_STATED EXERCISE_.
Without the pictures, repeat the listing character for character.

_DATA EXCERPT_.
* * * * * * *
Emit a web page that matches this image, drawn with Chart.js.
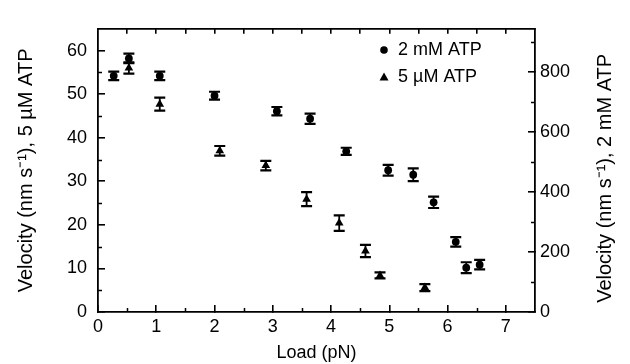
<!DOCTYPE html>
<html><head><meta charset="utf-8">
<script src="https://cdn.jsdelivr.net/npm/chart.js@4/dist/chart.umd.min.js"></script>
<style>html,body{margin:0;padding:0;background:#fff;} #wrap{width:630px;height:364px;position:relative;}</style>
</head><body><div id="wrap"><canvas id="c" width="630" height="364"></canvas></div>
<script>
// ---- data ----
const load2mM = [0.27, 0.53, 1.06, 2.00, 3.07, 3.64, 4.26, 4.98, 5.41, 5.76, 6.14, 6.32, 6.55];
const vel2mM  = [788, 846, 788, 722, 670, 645, 536, 473, 458, 366, 234, 148, 158];
const err2mM  = [14, 16, 14, 13, 14, 17, 12, 18, 21, 19, 16, 18, 16];
const load5uM = [0.53, 1.06, 2.09, 2.88, 3.58, 4.14, 4.59, 4.84, 5.61];
const vel5uM  = [56.0, 47.7, 37.0, 33.6, 25.9, 20.4, 14.0, 8.4, 5.6];
const err5uM  = [1.3, 1.5, 1.1, 1.1, 1.6, 1.8, 1.4, 0.7, 0.8];
const xTicks = [0, 1, 2, 3, 4, 5, 6, 7];
const xMinorTicks = [0.5, 1.5, 2.5, 3.5, 4.5, 5.5, 6.5];
const topTicks = [0.5, 1, 1.5, 2, 2.5, 3, 3.5, 4, 4.5, 5, 5.5, 6, 6.5, 7];
const leftTicks = [0, 10, 20, 30, 40, 50, 60];
const leftMinorTicks = [5, 15, 25, 35, 45, 55];
const rightTicks = [0, 200, 400, 600, 800];
const rightMinorTicks = [100, 300, 500, 700, 900];
const seriesLabels = ['2 mM ATP', '5 \u00B5M ATP'];
const xTitle = 'Load (pN)';
const leftTitle = 'Velocity (nm s\u207B\u00B9), 5 \u00B5M ATP';
const rightTitle = 'Velocity (nm s\u207B\u00B9), 2 mM ATP';

const FONT = "'Liberation Sans', Arial, Helvetica, sans-serif";
Chart.defaults.font.family = FONT;
Chart.defaults.font.size = 18;
Chart.defaults.color = '#000';

const pts = (xs, ys) => xs.map((x, i) => ({x: x, y: ys[i]}));

const extras = {
  id: 'extras',
  afterDatasetsDraw(chart) {
    const ctx = chart.ctx, x = chart.scales.x, y = chart.scales.y, y2 = chart.scales.y2;
    ctx.save();
    ctx.strokeStyle = '#000';
    const bars = (xs, vs, es, sc) => {
      for (let i = 0; i < xs.length; i++) {
        const px = x.getPixelForValue(xs[i]);
        const t = sc.getPixelForValue(vs[i] + es[i]);
        const b = sc.getPixelForValue(vs[i] - es[i]);
        ctx.lineWidth = 1.8;
        ctx.beginPath(); ctx.moveTo(px, t); ctx.lineTo(px, b); ctx.stroke();
        ctx.lineWidth = 2.2;
        ctx.beginPath(); ctx.moveTo(px - 5.5, t); ctx.lineTo(px + 5.5, t);
        ctx.moveTo(px - 5.5, b); ctx.lineTo(px + 5.5, b); ctx.stroke();
      }
    };
    bars(load2mM, vel2mM, err2mM, y2);
    bars(load5uM, vel5uM, err5uM, y);
    ctx.restore();
  },
  afterDraw(chart) {
    const ctx = chart.ctx, a = chart.chartArea;
    const x = chart.scales.x, y = chart.scales.y, y2 = chart.scales.y2;
    ctx.save();
    ctx.strokeStyle = '#000';
    ctx.lineWidth = 1.5;
    ctx.beginPath();
    xMinorTicks.forEach(v => { const p = Math.round(x.getPixelForValue(v)) + 0.5; ctx.moveTo(p, a.bottom); ctx.lineTo(p, a.bottom - 4); });
    leftMinorTicks.forEach(v => { const p = Math.round(y.getPixelForValue(v)) + 0.5; ctx.moveTo(a.left, p); ctx.lineTo(a.left + 4, p); });
    rightMinorTicks.forEach(v => { const p = Math.round(y2.getPixelForValue(v)) + 0.5; ctx.moveTo(a.right, p); ctx.lineTo(a.right - 4, p); });
    ctx.stroke();
    // legend
    ctx.fillStyle = '#000';
    ctx.beginPath(); ctx.arc(384, 50, 3.8, 0, Math.PI * 2); ctx.fill();
    ctx.beginPath(); ctx.moveTo(384, 72.5); ctx.lineTo(388.5, 80.5); ctx.lineTo(379.5, 80.5); ctx.closePath(); ctx.fill();
    ctx.font = '18px ' + FONT;
    ctx.textBaseline = 'middle';
    ctx.textAlign = 'left';
    ctx.fillText(seriesLabels[0], 398, 50);
    ctx.fillText(seriesLabels[1], 398, 77);
    // right axis title, reading bottom-to-top like the reference
    ctx.font = '20px ' + FONT;
    ctx.textAlign = 'center';
    ctx.translate(605, (a.top + a.bottom) / 2 + 8);
    ctx.rotate(-Math.PI / 2);
    ctx.fillText(rightTitle, 0, 0);
    ctx.restore();
  }
};

const axisGrid = (len) => ({ drawOnChartArea: false, drawTicks: true, tickLength: len, color: '#000', lineWidth: 1.6 });
const axisBorder = { display: true, color: '#000', width: 1.8 };

new Chart(document.getElementById('c'), {
  type: 'scatter',
  data: {
    datasets: [
      { label: seriesLabels[0], data: pts(load2mM, vel2mM), yAxisID: 'y2', xAxisID: 'x',
        pointStyle: 'circle', pointRadius: 3.9, backgroundColor: '#000', borderColor: '#000', borderWidth: 0 },
      { label: seriesLabels[1], data: pts(load5uM, vel5uM), yAxisID: 'y', xAxisID: 'x',
        pointStyle: 'triangle', pointRadius: 5, backgroundColor: '#000', borderColor: '#000', borderWidth: 0 }
    ]
  },
  options: {
    responsive: false,
    animation: false,
    devicePixelRatio: 1,
    layout: { padding: { left: 0, right: 0, top: 0, bottom: 0 } },
    plugins: { legend: { display: false }, tooltip: { enabled: false } },
    scales: {
      x: {
        type: 'linear', position: 'bottom', min: 0, max: 7.5,
        afterBuildTicks: s => { s.ticks = xTicks.map(v => ({value: v})); },
        afterFit: s => { s.height = 52; },
        grid: axisGrid(-7), border: axisBorder,
        ticks: { padding: 11, maxRotation: 0, font: { size: 18 } },
        title: { display: true, text: xTitle, font: { size: 18 }, padding: { top: 0, bottom: 0 } }
      },
      xTop: {
        type: 'linear', position: 'top', min: 0, max: 7.5,
        afterBuildTicks: s => { s.ticks = topTicks.map(v => ({value: v})); },
        afterFit: s => { s.height = 12; },
        grid: axisGrid(-5), border: axisBorder,
        ticks: { display: false }
      },
      y: {
        type: 'linear', position: 'left', min: 0, max: 65,
        afterBuildTicks: s => { s.ticks = leftTicks.map(v => ({value: v})); },
        afterFit: s => { s.width = 98; },
        grid: axisGrid(-7), border: axisBorder,
        ticks: { padding: 18, font: { size: 18 } },
        title: { display: true, text: leftTitle, font: { size: 20 }, padding: { top: 14, bottom: 0 } }
      },
      y2: {
        type: 'linear', position: 'right', min: 0, max: 945,
        afterBuildTicks: s => { s.ticks = rightTicks.map(v => ({value: v})); },
        afterFit: s => { s.width = 95; },
        grid: axisGrid(-7), border: axisBorder,
        ticks: { padding: 12, font: { size: 18 } },
        title: { display: false }
      }
    }
  },
  plugins: [extras]
});
</script>
</body></html>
* * * * * * *
_EXERCISE RESULT_.
Emit a web page that matches this image, drawn with Chart.js.
<!DOCTYPE html>
<html><head><meta charset="utf-8">
<script src="https://cdn.jsdelivr.net/npm/chart.js@4/dist/chart.umd.min.js"></script>
<style>html,body{margin:0;padding:0;background:#fff;} #wrap{width:630px;height:364px;position:relative;}</style>
</head><body><div id="wrap"><canvas id="c" width="630" height="364"></canvas></div>
<script>
// ---- data ----
const load2mM = [0.27, 0.53, 1.06, 2.00, 3.07, 3.64, 4.26, 4.98, 5.41, 5.76, 6.14, 6.32, 6.55];
const vel2mM  = [788, 846, 788, 722, 670, 645, 536, 473, 458, 366, 234, 148, 158];
const err2mM  = [14, 16, 14, 13, 14, 17, 12, 18, 21, 19, 16, 18, 16];
const load5uM = [0.53, 1.06, 2.09, 2.88, 3.58, 4.14, 4.59, 4.84, 5.61];
const vel5uM  = [56.0, 47.7, 37.0, 33.6, 25.9, 20.4, 14.0, 8.4, 5.6];
const err5uM  = [1.3, 1.5, 1.1, 1.1, 1.6, 1.8, 1.4, 0.7, 0.8];
const xTicks = [0, 1, 2, 3, 4, 5, 6, 7];
const xMinorTicks = [0.5, 1.5, 2.5, 3.5, 4.5, 5.5, 6.5];
const topTicks = [0.5, 1, 1.5, 2, 2.5, 3, 3.5, 4, 4.5, 5, 5.5, 6, 6.5, 7];
const leftTicks = [0, 10, 20, 30, 40, 50, 60];
const leftMinorTicks = [5, 15, 25, 35, 45, 55];
const rightTicks = [0, 200, 400, 600, 800];
const rightMinorTicks = [100, 300, 500, 700, 900];
const seriesLabels = ['2 mM ATP', '5 \u00B5M ATP'];
const xTitle = 'Load (pN)';
const leftTitle = 'Velocity (nm s\u207B\u00B9), 5 \u00B5M ATP';
const rightTitle = 'Velocity (nm s\u207B\u00B9), 2 mM ATP';

const FONT = "'Liberation Sans', Arial, Helvetica, sans-serif";
Chart.defaults.font.family = FONT;
Chart.defaults.font.size = 18;
Chart.defaults.color = '#000';

const pts = (xs, ys) => xs.map((x, i) => ({x: x, y: ys[i]}));

const extras = {
  id: 'extras',
  afterDatasetsDraw(chart) {
    const ctx = chart.ctx, x = chart.scales.x, y = chart.scales.y, y2 = chart.scales.y2;
    ctx.save();
    ctx.strokeStyle = '#000';
    const bars = (xs, vs, es, sc) => {
      for (let i = 0; i < xs.length; i++) {
        const px = x.getPixelForValue(xs[i]);
        const t = sc.getPixelForValue(vs[i] + es[i]);
        const b = sc.getPixelForValue(vs[i] - es[i]);
        ctx.lineWidth = 1.8;
        ctx.beginPath(); ctx.moveTo(px, t); ctx.lineTo(px, b); ctx.stroke();
        ctx.lineWidth = 2.2;
        ctx.beginPath(); ctx.moveTo(px - 5.5, t); ctx.lineTo(px + 5.5, t);
        ctx.moveTo(px - 5.5, b); ctx.lineTo(px + 5.5, b); ctx.stroke();
      }
    };
    bars(load2mM, vel2mM, err2mM, y2);
    bars(load5uM, vel5uM, err5uM, y);
    ctx.restore();
  },
  afterDraw(chart) {
    const ctx = chart.ctx, a = chart.chartArea;
    const x = chart.scales.x, y = chart.scales.y, y2 = chart.scales.y2;
    ctx.save();
    ctx.strokeStyle = '#000';
    ctx.lineWidth = 1.5;
    ctx.beginPath();
    xMinorTicks.forEach(v => { const p = Math.round(x.getPixelForValue(v)) + 0.5; ctx.moveTo(p, a.bottom); ctx.lineTo(p, a.bottom - 4); });
    leftMinorTicks.forEach(v => { const p = Math.round(y.getPixelForValue(v)) + 0.5; ctx.moveTo(a.left, p); ctx.lineTo(a.left + 4, p); });
    rightMinorTicks.forEach(v => { const p = Math.round(y2.getPixelForValue(v)) + 0.5; ctx.moveTo(a.right, p); ctx.lineTo(a.right - 4, p); });
    ctx.stroke();
    // legend
    ctx.fillStyle = '#000';
    ctx.beginPath(); ctx.arc(384, 50, 3.8, 0, Math.PI * 2); ctx.fill();
    ctx.beginPath(); ctx.moveTo(384, 72.5); ctx.lineTo(388.5, 80.5); ctx.lineTo(379.5, 80.5); ctx.closePath(); ctx.fill();
    ctx.font = '18px ' + FONT;
    ctx.textBaseline = 'middle';
    ctx.textAlign = 'left';
    ctx.fillText(seriesLabels[0], 398, 50);
    ctx.fillText(seriesLabels[1], 398, 77);
    // right axis title, reading bottom-to-top like the reference
    ctx.font = '20px ' + FONT;
    ctx.textAlign = 'center';
    ctx.translate(605, (a.top + a.bottom) / 2 + 8);
    ctx.rotate(-Math.PI / 2);
    ctx.fillText(rightTitle, 0, 0);
    ctx.restore();
  }
};

const axisGrid = (len) => ({ drawOnChartArea: false, drawTicks: true, tickLength: len, color: '#000', lineWidth: 1.6 });
const axisBorder = { display: true, color: '#000', width: 1.8 };

new Chart(document.getElementById('c'), {
  type: 'scatter',
  data: {
    datasets: [
      { label: seriesLabels[0], data: pts(load2mM, vel2mM), yAxisID: 'y2', xAxisID: 'x',
        pointStyle: 'circle', pointRadius: 3.9, backgroundColor: '#000', borderColor: '#000', borderWidth: 0 },
      { label: seriesLabels[1], data: pts(load5uM, vel5uM), yAxisID: 'y', xAxisID: 'x',
        pointStyle: 'triangle', pointRadius: 5, backgroundColor: '#000', borderColor: '#000', borderWidth: 0 }
    ]
  },
  options: {
    responsive: false,
    animation: false,
    devicePixelRatio: 1,
    layout: { padding: { left: 0, right: 0, top: 0, bottom: 0 } },
    plugins: { legend: { display: false }, tooltip: { enabled: false } },
    scales: {
      x: {
        type: 'linear', position: 'bottom', min: 0, max: 7.5,
        afterBuildTicks: s => { s.ticks = xTicks.map(v => ({value: v})); },
        afterFit: s => { s.height = 52; },
        grid: axisGrid(-7), border: axisBorder,
        ticks: { padding: 11, maxRotation: 0, font: { size: 18 } },
        title: { display: true, text: xTitle, font: { size: 18 }, padding: { top: 0, bottom: 0 } }
      },
      xTop: {
        type: 'linear', position: 'top', min: 0, max: 7.5,
        afterBuildTicks: s => { s.ticks = topTicks.map(v => ({value: v})); },
        afterFit: s => { s.height = 12; },
        grid: axisGrid(-5), border: axisBorder,
        ticks: { display: false }
      },
      y: {
        type: 'linear', position: 'left', min: 0, max: 65,
        afterBuildTicks: s => { s.ticks = leftTicks.map(v => ({value: v})); },
        afterFit: s => { s.width = 98; },
        grid: axisGrid(-7), border: axisBorder,
        ticks: { padding: 18, font: { size: 18 } },
        title: { display: true, text: leftTitle, font: { size: 20 }, padding: { top: 14, bottom: 0 } }
      },
      y2: {
        type: 'linear', position: 'right', min: 0, max: 945,
        afterBuildTicks: s => { s.ticks = rightTicks.map(v => ({value: v})); },
        afterFit: s => { s.width = 95; },
        grid: axisGrid(-7), border: axisBorder,
        ticks: { padding: 12, font: { size: 18 } },
        title: { display: false }
      }
    }
  },
  plugins: [extras]
});
</script>
</body></html>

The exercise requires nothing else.